Tal vez nunca la sociedad ha hablado tanto de coherencia y la demanda tanto. Ser coherente, sin más, no es ni bueno ni malo; depende de con qué se es coherente, la coherencia pide un fundamento para el obrar. Hoy nuestra sociedad necesitaría cuidar más la correlación entre el "obrar" y el "ser".

— Cumplimiento en Cristo de las Promesas:

"Hay un doble aspecto en el misterio Pascual: por su muerte nos libera del pecado, por su Resurrección nos abre el acceso a una nueva vida. Ésta es, en primer lugar, la justificación que nos devuelve a la gracia de Dios  «a fin de que, al igual que Cristo fue resucitado de entre los muertos... así también nosotros vivamos una nueva vida» (Rm 6,4). Consiste en la victoria sobre la muerte y el pecado y en la nueva participación en la gracia. Realiza la adopción filial porque los hombres se convierten en hermanos de Cristo, como Jesús mismo llama a sus discípulos después de su Resurrección:  «Id, avisad a mis hermanos» (Mt 28,10; Jn 20,17). Hermanos no por naturaleza, sino por don de la gracia, porque esta filiación adoptiva confiere una participación real en la vida del Hijo único, la que ha revelado plenamente en su Resurrección" (654).
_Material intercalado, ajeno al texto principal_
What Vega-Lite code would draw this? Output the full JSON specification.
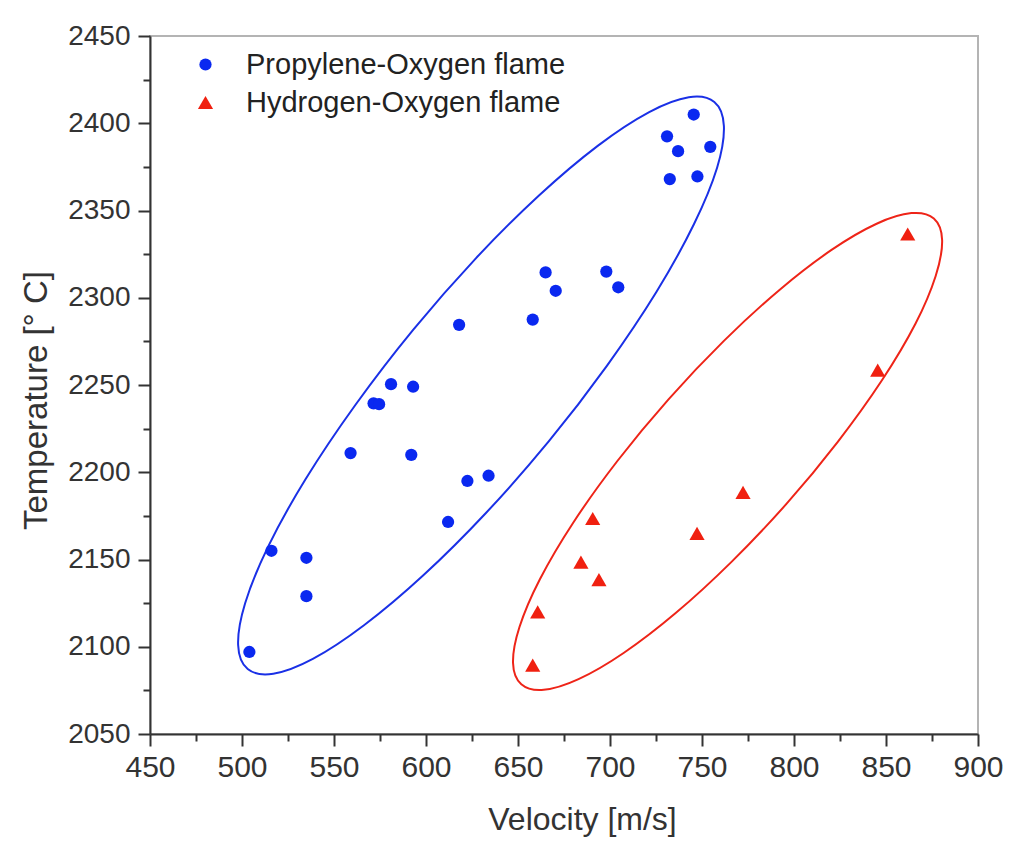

— Ser testigo de Cristo es serlo de su Resurrección:

"Ser testigo de Cristo es ser  «testigo de su Resurrección» (Hch 1,22);  «haber comido y bebido con Él después de su Resurrección de entre los muertos» (Hch 10,41). La esperanza cristiana en la Resurrección está totalmente marcada por los encuentros con Cristo resucitado. Nosotros resucitaremos como Él, con Él, por Él" (995; cf. 1303).

— "Los Apóstoles, palabra que significa  «enviados», después de haber elegido a Matías, echándolo a suertes, para sustituir a Judas y completar así el número de doce, y después de haber obtenido la fuerza del Espíritu Santo para hablar y realizar milagros, como lo había prometido el Señor, dieron primero en Judea testimonio de la fe en Jesucristo e instituyeron allí iglesias, después fueron por el mundo para proclamar a las naciones la misma doctrina y la misma fe... Y, por esto, toda la multitud de Iglesias son una con aquella primera Iglesia fundada por los apóstoles, de la que proceden todas las otras" (Tertuliano, de presc. haer 20).

El testimonio cristiano puede no ir acompañado de palabras. Pero es imprescindible que vaya siempre apoyado y avalado por la Palabra de Dios.